Awal mula diguncangkan oleh berita radikalisme ini adalah pendapat dari salah satu ilmuan yang ahli dalam kedokteran dan sains Abu Bakar Zakariya Al-Razi atau dikenal di Barat dengan nama Rhazes. Dia menolak prinsip kenabian, dan beranggapan bahwa cukup dengan akal saja, sebenarnya manusia bisa mencapai tahap kebenaran yang murni, sehingga untuk ukuran seorang Nabi, filsuf lebih diutamakan. Walaupun kebenaran dari ungkapan ini masih diragukan, akan tetapi dari sini corak filsafat yang ektrem mulai terlihat.
Dilanjutkan era setelah itu dengan berkembangnya teori-teori kosmik yang tidak berlandaskan wahyu seperti teori emanasi yang dikemukakan oleh Al-Farabi dan Ibnu Sina. Dengan mengatakan bahwa Allah SWT tidak mungkin menciptakan sesuatu dari ketiadaan (cretatio ex nihilo), pasti ada bahan dasar yang mereka sebut sebagai emanasi atau pancarah Tuhan.

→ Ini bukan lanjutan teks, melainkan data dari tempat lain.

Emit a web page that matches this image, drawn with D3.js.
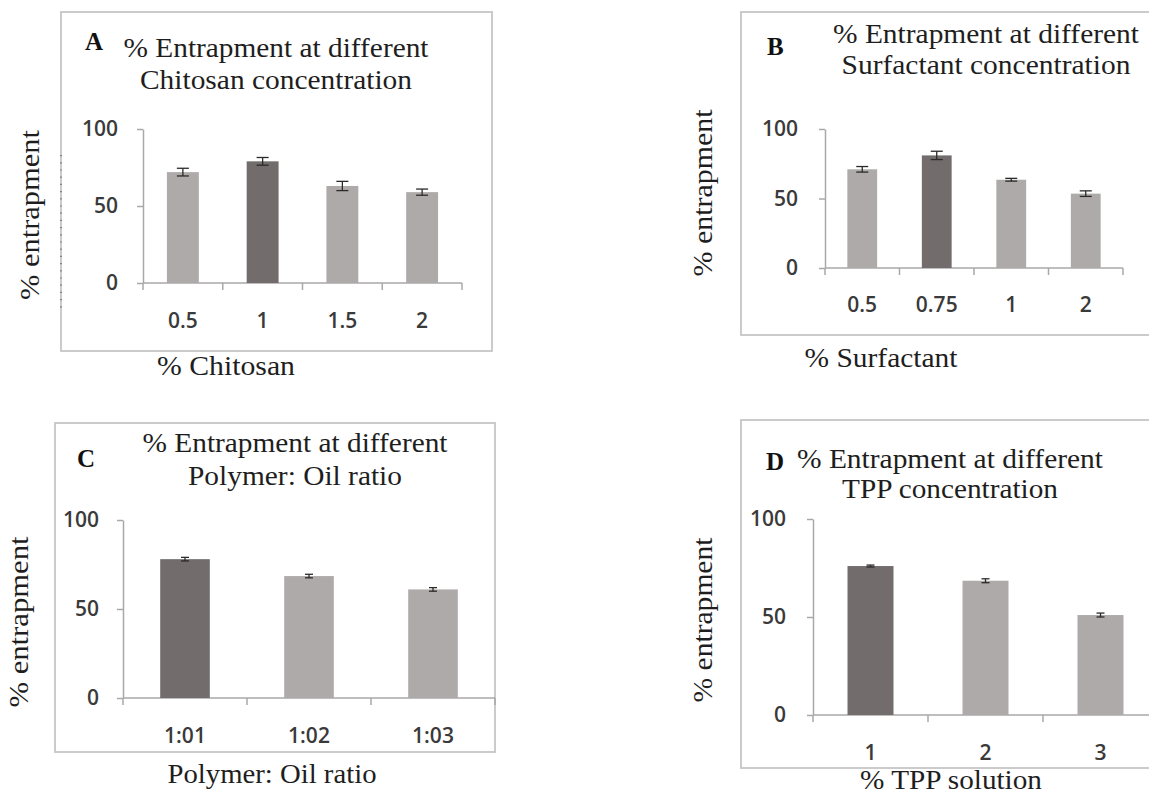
<!DOCTYPE html>
<html><head><meta charset="utf-8">
<script src="https://cdn.jsdelivr.net/npm/d3@7"></script>
<style>body{margin:0;background:#fff;} svg{display:block;}</style>
</head><body><svg id="chart" width="1149" height="796"></svg>
<script>
// ---------- DATA ----------
const yTicks = [0, 50, 100];
const yTitle = "% entrapment";

const catsA = ["0.5", "1", "1.5", "2"];
const valsA = [72, 79, 63, 59];
const errsA = [2.5, 2.5, 3, 2];
const highlightA = ["1"];
const titleA = ["% Entrapment at different", "Chitosan concentration"];
const xTitleA = "% Chitosan";

const catsB = ["0.5", "0.75", "1", "2"];
const valsB = [71, 81, 63.5, 53.5];
const errsB = [2, 3, 1, 2];
const highlightB = ["0.75"];
const titleB = ["% Entrapment at different", "Surfactant concentration"];
const xTitleB = "% Surfactant";

const catsC = ["1:01", "1:02", "1:03"];
const valsC = [78, 68.5, 61];
const errsC = [1, 1, 1];
const highlightC = ["1:01"];
const titleC = ["% Entrapment at different", "Polymer: Oil ratio"];
const xTitleC = "Polymer: Oil ratio";

const catsD = ["1", "2", "3"];
const valsD = [76, 68.5, 51];
const errsD = [0.5, 1, 1];
const highlightD = ["1"];
const titleD = ["% Entrapment at different", "TPP concentration"];
const xTitleD = "% TPP solution";

// ---------- LAYOUT ----------
const panels = [
  {tag: "A", cats: catsA, vals: valsA, errs: errsA, hi: highlightA, title: titleA, xTitle: xTitleA,
   box: [61, 12, 492, 351], x0: 143, x1: 462, yZero: 283, yTop: 129, tickBase: 328,
   tCx: 276, tBase: [57, 89], tW: [305, 272], tagPos: [85, 50],
   xtCx: 226, xtBase: 375, xtW: 138, ytCx: 33, ytCy: 215, ytLen: 170, cap: 12, dotted: true, gap: 25},
  {tag: "B", cats: catsB, vals: valsB, errs: errsB, hi: highlightB, title: titleB, xTitle: xTitleB,
   box: [741, 12, 1170, 335], x0: 825, x1: 1123, yZero: 268, yTop: 129, tickBase: 312,
   tCx: 986, tBase: [43, 74], tW: [306, 289], tagPos: [767, 55],
   xtCx: 881, xtBase: 367, xtW: 153, ytCx: 706, ytCy: 193, ytLen: 167, cap: 12, dotted: false, gap: 27},
  {tag: "C", cats: catsC, vals: valsC, errs: errsC, hi: highlightC, title: titleC, xTitle: xTitleC,
   box: [55, 423, 495, 752], x0: 123, x1: 495, yZero: 698, yTop: 520, tickBase: 743,
   tCx: 295, tBase: [452, 485], tW: [305, 214], tagPos: [77, 467],
   xtCx: 272, xtBase: 783, xtW: 209, ytCx: 21.5, ytCy: 622, ytLen: 171, cap: 8, dotted: false, gap: 24},
  {tag: "D", cats: catsD, vals: valsD, errs: errsD, hi: highlightD, title: titleD, xTitle: xTitleD,
   box: [741, 420, 1170, 768], x0: 813, x1: 1158, yZero: 715, yTop: 519, tickBase: 760,
   tCx: 950, tBase: [468, 498], tW: [306, 216], tagPos: [766, 470],
   xtCx: 951, xtBase: 789, xtW: 182, ytCx: 706, ytCy: 620, ytLen: 165, cap: 8, dotted: false, gap: 27}
];

const SERIF = "'Liberation Serif', 'Times New Roman', serif";
const SANS = "'Open Sans', 'Liberation Sans', sans-serif";
const LIGHT = "#aeaaa9", DARK = "#726d6c", AXIS = "#a8a8a8", BORDER = "#c6c6c6";

const svg = d3.select("#chart");
svg.append("rect").attr("width", 1149).attr("height", 796).attr("fill", "#fff");

panels.forEach(p => {
  const g = svg.append("g");
  // frame
  g.append("rect")
    .attr("x", p.box[0]).attr("y", p.box[1])
    .attr("width", p.box[2] - p.box[0]).attr("height", p.box[3] - p.box[1])
    .attr("fill", "none").attr("stroke", BORDER).attr("stroke-width", 1.8);
  if (p.dotted) {
    g.append("line").attr("x1", p.box[0]).attr("x2", p.box[0])
      .attr("y1", p.box[1] + 143).attr("y2", p.box[1] + 300)
      .attr("stroke", "#555").attr("stroke-width", 1.2).attr("stroke-dasharray", "1.2,6");
  }

  const y = d3.scaleLinear().domain([0, 100]).range([p.yZero, p.yTop]);
  const x = d3.scaleBand().domain(p.cats).range([p.x0, p.x1]).paddingInner(0.6).paddingOuter(0.3);
  const step = x.step();

  // y axis
  const ya = g.append("g").attr("transform", `translate(${p.x0},0)`)
    .call(d3.axisLeft(y).tickValues(yTicks).tickSize(6).tickSizeOuter(0).tickPadding(p.gap - 6));
  ya.select(".domain").attr("stroke", AXIS).attr("stroke-width", 1.5);
  ya.selectAll(".tick line").attr("stroke", AXIS).attr("stroke-width", 1.5);
  ya.selectAll(".tick text").attr("font-family", SANS).attr("font-size", 21)
    .attr("font-weight", 600).attr("fill", "#3a3a3a");

  // x axis line
  g.append("line").attr("x1", p.x0).attr("x2", p.x1)
    .attr("y1", p.yZero).attr("y2", p.yZero)
    .attr("stroke", AXIS).attr("stroke-width", 1.5);
  const bounds = d3.range(p.cats.length + 1).map(i => p.x0 + i * step);
  g.selectAll(".xtick").data(bounds).join("line")
    .attr("x1", d => d).attr("x2", d => d)
    .attr("y1", p.yZero).attr("y2", p.yZero + 7)
    .attr("stroke", AXIS).attr("stroke-width", 1.5);

  // bars
  const data = p.cats.map((c, i) => ({c, v: p.vals[i], e: p.errs[i]}));
  g.selectAll(".bar").data(data).join("rect")
    .attr("x", d => x(d.c)).attr("width", x.bandwidth())
    .attr("y", d => y(d.v)).attr("height", d => y(0) - y(d.v))
    .attr("fill", d => p.hi.includes(d.c) ? DARK : LIGHT);

  // error bars
  const eg = g.selectAll(".err").data(data).join("g");
  eg.append("line")
    .attr("x1", d => x(d.c) + x.bandwidth() / 2).attr("x2", d => x(d.c) + x.bandwidth() / 2)
    .attr("y1", d => y(d.v + d.e)).attr("y2", d => y(d.v - d.e))
    .attr("stroke", "#2a2a2a").attr("stroke-width", 1.3);
  [1, -1].forEach(s => {
    eg.append("line")
      .attr("x1", d => x(d.c) + x.bandwidth() / 2 - p.cap / 2)
      .attr("x2", d => x(d.c) + x.bandwidth() / 2 + p.cap / 2)
      .attr("y1", d => y(d.v + s * d.e)).attr("y2", d => y(d.v + s * d.e))
      .attr("stroke", "#2a2a2a").attr("stroke-width", 1.3);
  });

  // x tick labels
  g.selectAll(".xl").data(p.cats).join("text")
    .attr("x", d => x(d) + x.bandwidth() / 2).attr("y", p.tickBase)
    .attr("text-anchor", "middle").attr("font-family", SANS).attr("font-size", 21)
    .attr("font-weight", 600).attr("fill", "#3a3a3a").text(d => d);

  // title
  p.title.forEach((t, i) => {
    g.append("text").attr("x", p.tCx).attr("y", p.tBase[i])
      .attr("text-anchor", "middle").attr("font-family", SERIF).attr("font-size", 27)
      .attr("textLength", p.tW[i]).attr("lengthAdjust", "spacingAndGlyphs")
      .attr("fill", "#1e1e1e").text(t);
  });
  // panel tag
  g.append("text").attr("x", p.tagPos[0]).attr("y", p.tagPos[1])
    .attr("font-family", SERIF).attr("font-size", 25).attr("font-weight", "bold")
    .attr("fill", "#111").text(p.tag);

  // x title
  g.append("text").attr("x", p.xtCx).attr("y", p.xtBase)
    .attr("text-anchor", "middle").attr("font-family", SERIF).attr("font-size", 27)
    .attr("textLength", p.xtW).attr("lengthAdjust", "spacingAndGlyphs")
    .attr("fill", "#1e1e1e").text(p.xTitle);

  // y title
  g.append("text")
    .attr("transform", `translate(${p.ytCx + 6},${p.ytCy}) rotate(-90)`)
    .attr("text-anchor", "middle").attr("font-family", SERIF).attr("font-size", 27)
    .attr("textLength", p.ytLen).attr("lengthAdjust", "spacingAndGlyphs")
    .attr("fill", "#1e1e1e").text(yTitle);
});
</script>
</body></html>
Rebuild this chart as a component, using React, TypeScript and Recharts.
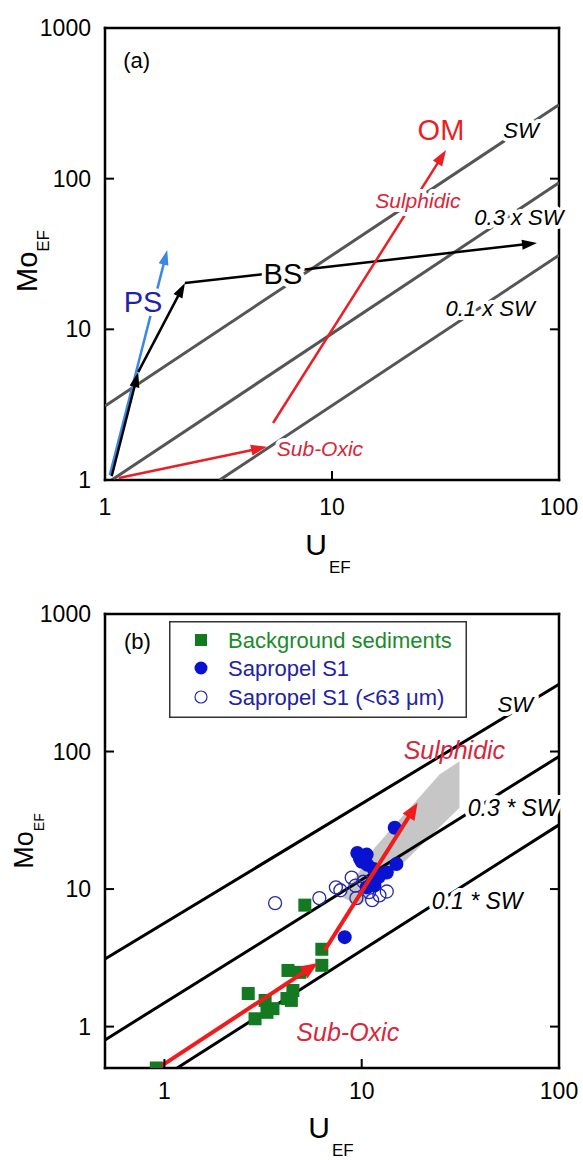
import React from 'react';
import { ScatterChart, Scatter, XAxis, YAxis, ReferenceDot, Legend } from 'recharts';

const FONT = '"Liberation Sans", Arial, Helvetica, sans-serif';

// ---- panel (a): conceptual Mo-U covariation model ----
const A_X_TICKS = [1, 10, 100];
const A_Y_TICKS = [1, 10, 100, 1000];
const A_SW = [{ u: 1, mo: 3.1 }, { u: 100, mo: 310 }];
const A_SW_03 = [{ u: 1.07, mo: 1 }, { u: 100, mo: 94 }];
const A_SW_01 = [{ u: 3.2, mo: 1 }, { u: 100, mo: 31 }];
const A_PS = [{ u: 1.05, mo: 1.08 }, { u: 1.88, mo: 33.6 }];
const A_BS = [{ u: 1.07, mo: 1.06 }, { u: 1.4, mo: 5.2 }, { u: 2.25, mo: 20.3 }, { u: 80, mo: 37.4 }];
const A_SUBOXIC = [{ u: 1.15, mo: 1.03 }, { u: 5.17, mo: 1.66 }];
const A_SULPHIDIC = [{ u: 5.5, mo: 2.39 }, { u: 31.8, mo: 155 }];

// ---- panel (b): enrichment factors of background sediments and sapropel S1 ----
const B_X_TICKS = [1, 10, 100];
const B_Y_TICKS = [1, 10, 100, 1000];
const B_SW = [{ u: 0.5, mo: 3.1 }, { u: 100, mo: 308 }];
const B_SW_03 = [{ u: 0.5, mo: 0.8 }, { u: 100, mo: 92 }];
const B_SW_01 = [{ u: 1.16, mo: 0.5 }, { u: 100, mo: 29.3 }];
const B_SUBOXIC = [{ u: 0.97, mo: 0.52 }, { u: 6.0, mo: 2.9 }];
const B_SULPHIDIC = [{ u: 6.5, mo: 3.6 }, { u: 19.2, mo: 42.4 }];
const B_FIELD = [
  { u: 31.3, mo: 85 }, { u: 31.3, mo: 39 }, { u: 9.8, mo: 7.6 },
  { u: 8.0, mo: 8.7 }, { u: 11.6, mo: 19.9 }, { u: 24.8, mo: 68 },
];
const BACKGROUND = [
  { u: 0.91, mo: 0.5 }, { u: 2.66, mo: 1.74 }, { u: 2.88, mo: 1.14 }, { u: 3.24, mo: 1.55 },
  { u: 3.31, mo: 1.27 }, { u: 3.55, mo: 1.35 }, { u: 4.18, mo: 1.6 }, { u: 4.48, mo: 1.83 },
  { u: 4.4, mo: 1.55 }, { u: 4.23, mo: 2.56 }, { u: 4.86, mo: 2.48 }, { u: 6.28, mo: 3.65 },
  { u: 6.28, mo: 2.79 }, { u: 5.15, mo: 7.64 },
];
const SAPROPEL = [
  { u: 14.7, mo: 27.9 }, { u: 9.5, mo: 18.3 }, { u: 10.6, mo: 17.8 }, { u: 10.0, mo: 15.8 },
  { u: 10.7, mo: 15.0 }, { u: 11.5, mo: 14.0 }, { u: 15.0, mo: 15.2 }, { u: 13.4, mo: 13.2 },
  { u: 12.2, mo: 12.3 }, { u: 11.2, mo: 11.0 }, { u: 10.6, mo: 10.3 }, { u: 11.6, mo: 10.6 },
  { u: 9.8, mo: 16.6 }, { u: 10.3, mo: 17.0 }, { u: 8.2, mo: 4.47 },
];
const SAPROPEL_FINE = [
  { u: 3.64, mo: 7.9 }, { u: 6.1, mo: 8.6 }, { u: 7.4, mo: 10.3 }, { u: 7.8, mo: 9.8 },
  { u: 8.9, mo: 12.1 }, { u: 9.3, mo: 10.6 }, { u: 9.4, mo: 8.6 }, { u: 10.9, mo: 9.5 },
  { u: 11.3, mo: 8.3 }, { u: 12.3, mo: 9.0 }, { u: 13.4, mo: 9.6 }, { u: 10.2, mo: 11.3 },
];
const LEGEND_LABELS = ['Background sediments', 'Sapropel S1', 'Sapropel S1 (<63 \u03bcm)'];

const GREEN = '#137a22';
const GREEN_TEXT = '#1b8a2c';
const BLUE = '#0a12d2';
const BLUE_TEXT = '#2222a4';
const RING = '#2a2aa6';
const RED_A = '#ea1f25';
const RED_B = '#f01c1c';
const RED_TEXT = '#d8263a';
const AXIS_LINE = { stroke: '#000', strokeWidth: 2.5, strokeLinecap: 'square' as const };
const tickFont = { fontFamily: FONT, fontSize: 23, fill: '#000' };

const bottomTick = (labelDy: number) => (p: any) => (
  <g>
    <line x1={p.x} y1={p.y} x2={p.x} y2={p.y - 9} stroke="#000" strokeWidth={2} />
    <text x={p.x} y={p.y + labelDy} textAnchor="middle" {...tickFont}>{p.payload.value}</text>
  </g>
);
const leftTick = (p: any) => (
  <g>
    <line x1={p.x} y1={p.y} x2={p.x + 9} y2={p.y} stroke="#000" strokeWidth={2} />
    <text x={p.x - 14} y={p.y + 8} textAnchor="end" {...tickFont}>{p.payload.value}</text>
  </g>
);
const rightTick = (p: any) => <line x1={p.x} y1={p.y} x2={p.x - 9} y2={p.y} stroke="#000" strokeWidth={2} />;
const topTick = (p: any) => <line x1={p.x} y1={p.y} x2={p.x} y2={p.y + 9} stroke="#000" strokeWidth={2} />;

const noShape = () => <g />;
const squareShape = (p: any) => <rect x={p.cx - 6.5} y={p.cy - 6.5} width={13} height={13} fill={GREEN} />;
const dotShape = (p: any) => <circle cx={p.cx} cy={p.cy} r={7} fill={BLUE} />;
const ringShape = (p: any) => <circle cx={p.cx} cy={p.cy} r={6.5} fill="none" stroke={RING} strokeWidth={1.3} />;

// straight polyline through the series points
const plainLine = (color: string, w: number) => (p: any) => (
  <polyline points={p.points.map((q: any) => `${q.x},${q.y}`).join(' ')} fill="none" stroke={color} strokeWidth={w} />
);

// every segment of the series gets a filled arrow head at its end
const arrowLine = (color: string, w: number, headL: number, headW: number) => (p: any) => {
  const pts = p.points;
  return (
    <g>
      {pts.slice(1).map((b: any, i: number) => {
        const a = pts[i];
        const dx = b.x - a.x;
        const dy = b.y - a.y;
        const len = Math.hypot(dx, dy) || 1;
        const ux = dx / len;
        const uy = dy / len;
        const bx = b.x - ux * headL;
        const by = b.y - uy * headL;
        const px = (-uy * headW) / 2;
        const py = (ux * headW) / 2;
        return (
          <g key={i}>
            <line x1={a.x} y1={a.y} x2={bx + ux} y2={by + uy} stroke={color} strokeWidth={w} />
            <polygon points={`${b.x},${b.y} ${bx + px},${by + py} ${bx - px},${by - py}`} fill={color} />
          </g>
        );
      })}
    </g>
  );
};

const path = (key: string, data: { u: number; mo: number }[], render: any) => (
  <Scatter key={key} name={key} data={data} shape={noShape} legendType="none" line={render} isAnimationActive={false} />
);

type NoteOpts = { size?: number; color?: string; italic?: boolean; halo?: boolean };
const note = (key: string, u: number, mo: number, text: string, o: NoteOpts = {}) => (
  <ReferenceDot
    key={key}
    x={u}
    y={mo}
    r={0}
    ifOverflow="visible"
    shape={(p: any) => (
      <text
        x={p.cx}
        y={p.cy}
        dy="0.36em"
        textAnchor="middle"
        fontFamily={FONT}
        fontSize={o.size ?? 22}
        fontStyle={o.italic ? 'italic' : 'normal'}
        fill={o.color ?? '#000'}
        stroke={o.halo ? '#fff' : 'none'}
        strokeWidth={o.halo ? 8 : 0}
        strokeLinejoin="round"
        paintOrder="stroke"
      >
        {text}
      </text>
    )}
  />
);

function PanelA() {
  return (
    <ScatterChart width={583} height={560} margin={{ top: 27, right: 23, bottom: 79, left: 104 }}>
      <XAxis dataKey="u" type="number" scale="log" domain={[1, 100]} ticks={A_X_TICKS} allowDataOverflow
        height={1} interval={0} tickLine={false} tickSize={0} tickMargin={0} axisLine={AXIS_LINE} tick={bottomTick(35)} />
      <XAxis xAxisId="top" orientation="top" type="number" scale="log" domain={[1, 100]} ticks={A_X_TICKS} allowDataOverflow
        height={1} tickLine={false} tick={false} axisLine={AXIS_LINE} />
      <YAxis dataKey="mo" type="number" scale="log" domain={[1, 1000]} ticks={A_Y_TICKS} allowDataOverflow
        width={1} interval={0} tickLine={false} tickSize={0} tickMargin={0} axisLine={AXIS_LINE} tick={leftTick} />
      <YAxis yAxisId="right" orientation="right" type="number" scale="log" domain={[1, 1000]} ticks={A_Y_TICKS} allowDataOverflow
        width={1} interval={0} tickLine={false} tickSize={0} tickMargin={0} axisLine={AXIS_LINE} tick={rightTick} />

      {path('SW', A_SW, plainLine('#555', 3))}
      {path('0.3 x SW', A_SW_03, plainLine('#555', 3))}
      {path('0.1 x SW', A_SW_01, plainLine('#555', 3))}
      {path('PS', A_PS, arrowLine('#3b87e6', 2.5, 15, 10))}
      {path('BS', A_BS, arrowLine('#000', 2.5, 15, 10))}
      {path('Sub-Oxic', A_SUBOXIC, arrowLine(RED_A, 2.5, 16, 11))}
      {path('Sulphidic', A_SULPHIDIC, arrowLine(RED_A, 2.5, 16, 11))}

      {note('a', 1.38, 612, '(a)', { size: 22 })}
      {note('sw', 68, 210, 'SW', { italic: true, halo: true })}
      {note('om', 30.2, 213, 'OM', { size: 29, color: RED_A })}
      {note('sul', 23.9, 72, 'Sulphidic', { italic: true, halo: true, color: RED_TEXT, size: 21 })}
      {note('sw3', 66.6, 55.6, '0.3 x SW', { italic: true, halo: true })}
      {note('bs', 6.08, 23.6, 'BS', { size: 29, halo: true })}
      {note('ps', 1.47, 15.2, 'PS', { size: 29, halo: true, color: '#1f1fb0' })}
      {note('sw1', 49.7, 13.8, '0.1 x SW', { italic: true, halo: true })}
      {note('sox', 8.85, 1.63, 'Sub-Oxic', { italic: true, halo: true, color: RED_TEXT, size: 21 })}
    </ScatterChart>
  );
}

function LegendBox() {
  const rows = [19, 47, 76];
  return (
    <svg width={298} height={97} style={{ display: 'block' }}>
      <rect x={0.75} y={0.75} width={296.5} height={95.5} fill="#fff" stroke="#333" strokeWidth={1.5} />
      <rect x={26} y={rows[0] - 6} width={12} height={12} fill={GREEN} />
      <circle cx={32} cy={rows[1]} r={6.5} fill={BLUE} />
      <circle cx={32} cy={rows[2]} r={6} fill="none" stroke={RING} strokeWidth={1.2} />
      {LEGEND_LABELS.map((t, i) => (
        <text key={t} x={59} y={rows[i] + 8} fontFamily={FONT} fontSize={22} fill={i === 0 ? GREEN_TEXT : BLUE_TEXT}>
          {t}
        </text>
      ))}
    </svg>
  );
}

function PanelB() {
  return (
    <ScatterChart width={583} height={600} margin={{ top: 53, right: 23, bottom: 91, left: 104 }}>
      <XAxis dataKey="u" type="number" scale="log" domain={[0.5, 100]} ticks={B_X_TICKS} allowDataOverflow
        height={1} interval={0} tickLine={false} tickSize={0} tickMargin={0} axisLine={AXIS_LINE} tick={bottomTick(31)} />
      <XAxis xAxisId="top" orientation="top" type="number" scale="log" domain={[0.5, 100]} ticks={B_X_TICKS} allowDataOverflow
        height={1} interval={0} tickLine={false} tickSize={0} tickMargin={0} axisLine={AXIS_LINE} tick={topTick} />
      <YAxis dataKey="mo" type="number" scale="log" domain={[0.5, 1000]} ticks={B_Y_TICKS} allowDataOverflow
        width={1} interval={0} tickLine={false} tickSize={0} tickMargin={0} axisLine={AXIS_LINE} tick={leftTick} />
      <YAxis yAxisId="right" orientation="right" type="number" scale="log" domain={[0.5, 1000]} ticks={B_Y_TICKS} allowDataOverflow
        width={1} interval={0} tickLine={false} tickSize={0} tickMargin={0} axisLine={AXIS_LINE} tick={rightTick} />

      {path('sulphidic field', B_FIELD, (p: any) => (
        <polygon points={p.points.map((q: any) => `${q.x},${q.y}`).join(' ')} fill="#c6c6c6" stroke="none" />
      ))}
      {path('SW', B_SW, plainLine('#000', 3))}
      {path('0.3 * SW', B_SW_03, plainLine('#000', 3))}
      {path('0.1 * SW', B_SW_01, plainLine('#000', 3))}
      <Scatter name={LEGEND_LABELS[0]} data={BACKGROUND} shape={squareShape} fill={GREEN} isAnimationActive={false} />
      <Scatter name={LEGEND_LABELS[2]} data={SAPROPEL_FINE} shape={ringShape} fill={RING} isAnimationActive={false} />
      {path('Sub-Oxic', B_SUBOXIC, arrowLine(RED_B, 4, 17, 14))}
      <Scatter name={LEGEND_LABELS[1]} data={SAPROPEL} shape={dotShape} fill={BLUE} isAnimationActive={false} />
      {path('Sulphidic', B_SULPHIDIC, arrowLine(RED_B, 4, 17, 14))}

      {note('b', 0.73, 635, '(b)', { size: 22 })}
      {note('sw', 60, 220, 'SW', { italic: true, halo: true })}
      {note('sul', 29.5, 103, 'Sulphidic', { italic: true, color: RED_TEXT, size: 25 })}
      {note('sw3', 58.6, 39, '0.3 * SW', { italic: true, halo: true, size: 23 })}
      {note('sw1', 38.5, 8.2, '0.1 * SW', { italic: true, halo: true, size: 23 })}
      {note('sox', 8.5, 0.92, 'Sub-Oxic', { italic: true, color: RED_TEXT, size: 25 })}

      <Legend
        layout="vertical"
        align="center"
        verticalAlign="middle"
        wrapperStyle={{ left: 169, top: 61, width: 298, height: 97 }}
        content={() => <LegendBox />}
      />
    </ScatterChart>
  );
}

function AxisTitles() {
  return (
    <svg width={583} height={1160} style={{ position: 'absolute', left: 0, top: 0, pointerEvents: 'none' }}>
      <text transform="rotate(-90 37 261)" x={37} y={261} textAnchor="middle" fontFamily={FONT} fill="#000">
        <tspan fontSize={29}>Mo</tspan>
        <tspan fontSize={17} dy={12}>EF</tspan>
      </text>
      <text x={328} y={555} textAnchor="middle" fontFamily={FONT} fill="#000">
        <tspan fontSize={30}>U</tspan>
        <tspan fontSize={17} dx={2} dy={18}>EF</tspan>
      </text>
      <text transform="rotate(-90 33 841)" x={33} y={841} textAnchor="middle" fontFamily={FONT} fill="#000">
        <tspan fontSize={27}>Mo</tspan>
        <tspan fontSize={14} dy={11}>EF</tspan>
      </text>
      <text x={331} y={1138} textAnchor="middle" fontFamily={FONT} fill="#000">
        <tspan fontSize={30}>U</tspan>
        <tspan fontSize={17} dx={2} dy={18}>EF</tspan>
      </text>
    </svg>
  );
}

export default function App() {
  return (
    <div style={{ position: 'absolute', left: 0, top: 0, width: 583, height: 1160, background: '#fff', overflow: 'hidden' }}>
      <div style={{ position: 'absolute', left: 0, top: 0 }}>
        <PanelA />
      </div>
      <div style={{ position: 'absolute', left: 0, top: 560 }}>
        <PanelB />
      </div>
      <AxisTitles />
    </div>
  );
}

Karena pikiran radikalisme inilah, datang seorang teolog Muslim terkenal yaitu Abu Hamid Al-Ghazali mengubah tatanan filsafat yang beredar. Dengan karyanya Tahafut al-Falasifah (Kerancuan Para Filsuf), beliau mengindikasikan 20 perkara kesesatan mereka (para filsuf peripatetik), dan 3 dari itu terindikasi kekafiran dan 17 sisanya terindikasi sebagai suatu bidah yang sesat. Ketiga perkara yang mengindikasikan itu antara lain pembahasan tentang kekekalan alam semesta, terbatasnya pengetahuan Allah, dan bangkitnya jasad di hari akhir.
Dari sini tampak Al-Ghazali sangat mengkritisi filsafat dengan merekonsturksi gagasan ortodoksi Islam agar kembali pada ajaran yang haq. Baginya, kebenaran yang haq itu datang dari hati yang jernih dari belenggu kesesatan, ia menulis otobiografinya Al-Munqidz min Ad-Dhalal (Pembebasan dari Kesesatan) yang memperlihatkan perjalanan spirtualisnya menuju kebenaran sejati. Namun, Al-Ghazali tidak sepenuhnya menolak akal dan rasio dalam agama. Filsafat harus didekatkan secara kritis, karena baginya, akal penting selama tidak melampaui wahyu.
Tatanan filsafat mulai runtuh saat ia mendeklarasikan pengharaman bagi filsafat. Walaupun setelah itu, Ibnu Rusyd, dari kalangan filsuf peripatetik membantah Al-Ghazali dengan mengatakan bahwa filsafat dan syariat adalah perangkat yang satu kesatuan untuk mencapai kebenaran, karena keduanya berasal dari Allah SWT.
Dalam karya bantahannya Tahafut at-Tahafut (Kerancuan dalam Kerancuan) dia mengemukakan bahwa Al-Ghazali salah paham terhadap pandangan-pandangan terhadap filsuf-filsuf tersebut. Akan tetapi, harmonisasi tidak kembali secara penuh, doktrin-doktrin tentang bahaya filsafat telah banyak beredar, sehingga kebanyakan dari mereka beralih pada tradisi Sufisme yang pada awalnya dikembangkan pula oleh Al-Ghazali.
Harmonisasi Antara Filsafat dan Agama
Saya bisa katakan, pengharaman yang ditetapkan oleh kalangan teolog Sunni seperti Al-Ghazali, Al-Baghdadi, dan Fakhruddin ar-Razi kepada filsafat ini bukan berarti melarang filsafat secara utuh. Mereka melarang ekstremisme dalam penggunaan akal yang menyebabkan kesesatan karena merasa bahwa akal itulah yang menjadi kebenaran universal. Akan tetapi, untuk memahami indeks dari Al-Quran dan Sunnah, memang dibutuhkan kemampuan filsafat yaitu akal.
Islam sebagai suatu agama universal—sebagaimana yang diungkapkan Cak Nur dalam bukunya Tradisi Islam—mendorong umatnya untuk selalu terbuka akan hal-hal baru. Miskonsepsi umat Muslim terhadap filsafat sangat kontras dengan realita pada umumnya. Ketika Nabi Muhammad SAW datang dengan dakwahnya, beliau memperlihatkan islam wadah sosial yang egaliter dan terbuka untuk semua kalangan tanpa membatasi latar belakang apapun.
Islam juga datang dikemukakan Nabi sebagai Rahmatan lil alamin (Rahmat bagi seluruh alam) yang tandanya, umat muslim diberikan kewajiban terhadap satu anugrah besar dari Tuhan yaitu akal. Maka, menurut hemat saya, dikotomi antara filsafat dan agama tidak dibenarkan. Harmonisasi antara keduanya dapat dipadukan karena memiliki tujuan yang sama, yaitu kebenaran yang hakiki.